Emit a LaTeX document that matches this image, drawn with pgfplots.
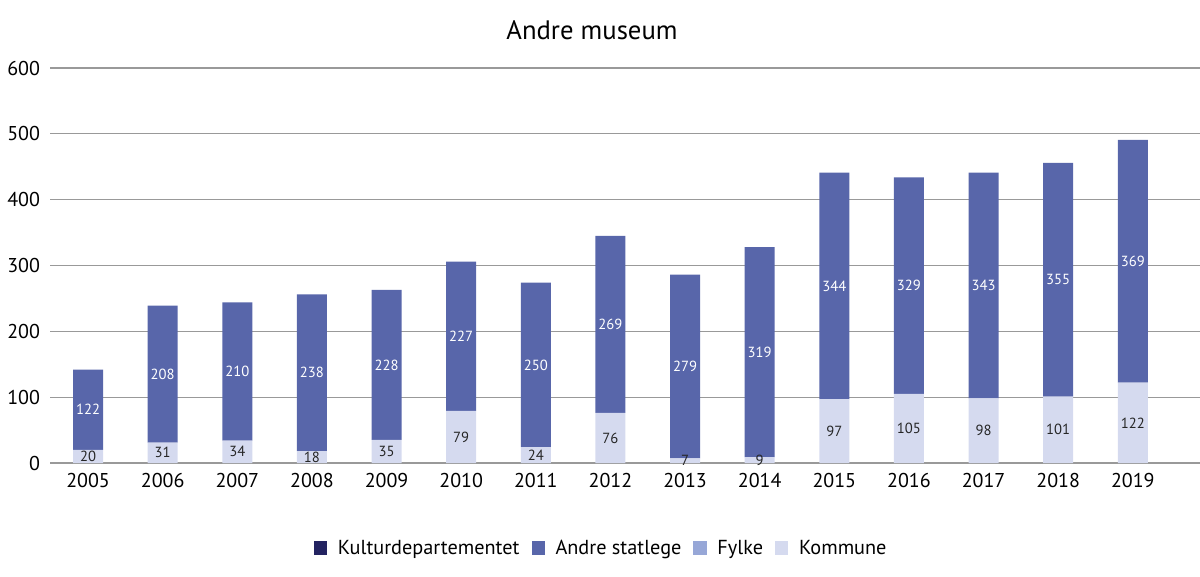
\documentclass[border=0pt]{standalone}
\usepackage{pgfplots}
\pgfplotsset{compat=1.18}
\usepackage{pgfplotstable}
\usepackage{fontspec}
\setmainfont{PT Sans}
\definecolor{kdep}{HTML}{232361}
\definecolor{astat}{HTML}{5866AA}
\definecolor{fylke}{HTML}{97A7D7}
\definecolor{komm}{HTML}{D5DAEF}
\pgfplotstableread{
x year k f a c
0 2005 20 0 122 0
1 2006 31 0 208 0
2 2007 34 0 210 0
3 2008 18 0 238 0
4 2009 35 0 228 0
5 2010 79 0 227 0
6 2011 24 0 250 0
7 2012 76 0 269 0
8 2013 7 0 279 0
9 2014 9 0 319 0
10 2015 97 0 344 0
11 2016 105 0 329 0
12 2017 98 0 343 0
13 2018 101 0 355 0
14 2019 122 0 369 0
}\data
\begin{document}
\begin{tikzpicture}
\path[use as bounding box] (0,0) rectangle (900pt,432pt);
\node[font=\fontsize{20}{24}\selectfont] at (444pt,409.5pt) {Andre museum};
\begin{axis}[
  at={(37.5pt,84.75pt)}, anchor=south west,
  scale only axis, width=862.5pt, height=296.25pt,
  ybar stacked, bar width=22.5pt,
  xmin=-0.51, xmax=14.9, ymin=0, ymax=600,
  xtick=data, xticklabels={2005,2006,2007,2008,2009,2010,2011,2012,2013,2014,2015,2016,2017,2018,2019},
  ytick={0,100,...,600},
  ymajorgrids, grid style={gray!80, line width=0.8pt},
  axis x line*=bottom, axis y line*=left,
  x axis line style={draw=gray!80, line width=0.8pt, -},
  y axis line style={draw=none},
  ytick style={draw=none}, xtick style={draw=none},
  tick label style={font=\fontsize{15}{17}\selectfont},
  /pgf/number format/assume math mode=true,
  yticklabel style={xshift=-4pt},
  xticklabel style={yshift=-4pt},
  legend style={at={(0.4796,-0.215)}, anchor=center, draw=none, legend columns=4,
    font=\fontsize{15.2}{17}\selectfont,
    /tikz/every even column/.append style={column sep=7pt}},
  legend image code/.code={\path[draw=none, fill=none] (0pt,0pt) -- (16pt,0pt);\fill[#1, draw=none] (0pt,-5pt) rectangle (10pt,5pt);},
  nodes near coords, point meta=explicit,
  every node near coord/.append style={anchor=center, font=\fontsize{11}{12}\selectfont},
]
\addlegendimage{fill=kdep}
\addlegendentry{Kulturdepartementet}
\addlegendimage{fill=astat}
\addlegendentry{Andre statlege\hspace{22pt}}
\addlegendimage{fill=fylke}
\addlegendentry{Fylke\hspace{28pt}}
\addlegendimage{fill=komm}
\addlegendentry{Kommune}
\addplot[fill=komm, draw=none, forget plot,
  every node near coord/.append style={text=black!85}] table[x=x, y=k, meta=k] {\data};
\addplot[fill=fylke, draw=none, forget plot, nodes near coords=\empty] table[x=x, y=f, meta=f] {\data};
\addplot[fill=astat, draw=none, forget plot,
  every node near coord/.append style={text=white}] table[x=x, y=a, meta=a] {\data};
\end{axis}
\end{tikzpicture}
\end{document}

● ● ● ●

■ **What the task requires**
Write out the listing word for word, omitting the pictures it holds.

■ **Exercise solution**
Emit a LaTeX document that matches this image, drawn with pgfplots.
\documentclass[border=0pt]{standalone}
\usepackage{pgfplots}
\pgfplotsset{compat=1.18}
\usepackage{pgfplotstable}
\usepackage{fontspec}
\setmainfont{PT Sans}
\definecolor{kdep}{HTML}{232361}
\definecolor{astat}{HTML}{5866AA}
\definecolor{fylke}{HTML}{97A7D7}
\definecolor{komm}{HTML}{D5DAEF}
\pgfplotstableread{
x year k f a c
0 2005 20 0 122 0
1 2006 31 0 208 0
2 2007 34 0 210 0
3 2008 18 0 238 0
4 2009 35 0 228 0
5 2010 79 0 227 0
6 2011 24 0 250 0
7 2012 76 0 269 0
8 2013 7 0 279 0
9 2014 9 0 319 0
10 2015 97 0 344 0
11 2016 105 0 329 0
12 2017 98 0 343 0
13 2018 101 0 355 0
14 2019 122 0 369 0
}\data
\begin{document}
\begin{tikzpicture}
\path[use as bounding box] (0,0) rectangle (900pt,432pt);
\node[font=\fontsize{20}{24}\selectfont] at (444pt,409.5pt) {Andre museum};
\begin{axis}[
  at={(37.5pt,84.75pt)}, anchor=south west,
  scale only axis, width=862.5pt, height=296.25pt,
  ybar stacked, bar width=22.5pt,
  xmin=-0.51, xmax=14.9, ymin=0, ymax=600,
  xtick=data, xticklabels={2005,2006,2007,2008,2009,2010,2011,2012,2013,2014,2015,2016,2017,2018,2019},
  ytick={0,100,...,600},
  ymajorgrids, grid style={gray!80, line width=0.8pt},
  axis x line*=bottom, axis y line*=left,
  x axis line style={draw=gray!80, line width=0.8pt, -},
  y axis line style={draw=none},
  ytick style={draw=none}, xtick style={draw=none},
  tick label style={font=\fontsize{15}{17}\selectfont},
  /pgf/number format/assume math mode=true,
  yticklabel style={xshift=-4pt},
  xticklabel style={yshift=-4pt},
  legend style={at={(0.4796,-0.215)}, anchor=center, draw=none, legend columns=4,
    font=\fontsize{15.2}{17}\selectfont,
    /tikz/every even column/.append style={column sep=7pt}},
  legend image code/.code={\path[draw=none, fill=none] (0pt,0pt) -- (16pt,0pt);\fill[#1, draw=none] (0pt,-5pt) rectangle (10pt,5pt);},
  nodes near coords, point meta=explicit,
  every node near coord/.append style={anchor=center, font=\fontsize{11}{12}\selectfont},
]
\addlegendimage{fill=kdep}
\addlegendentry{Kulturdepartementet}
\addlegendimage{fill=astat}
\addlegendentry{Andre statlege\hspace{22pt}}
\addlegendimage{fill=fylke}
\addlegendentry{Fylke\hspace{28pt}}
\addlegendimage{fill=komm}
\addlegendentry{Kommune}
\addplot[fill=komm, draw=none, forget plot,
  every node near coord/.append style={text=black!85}] table[x=x, y=k, meta=k] {\data};
\addplot[fill=fylke, draw=none, forget plot, nodes near coords=\empty] table[x=x, y=f, meta=f] {\data};
\addplot[fill=astat, draw=none, forget plot,
  every node near coord/.append style={text=white}] table[x=x, y=a, meta=a] {\data};
\end{axis}
\end{tikzpicture}
\end{document}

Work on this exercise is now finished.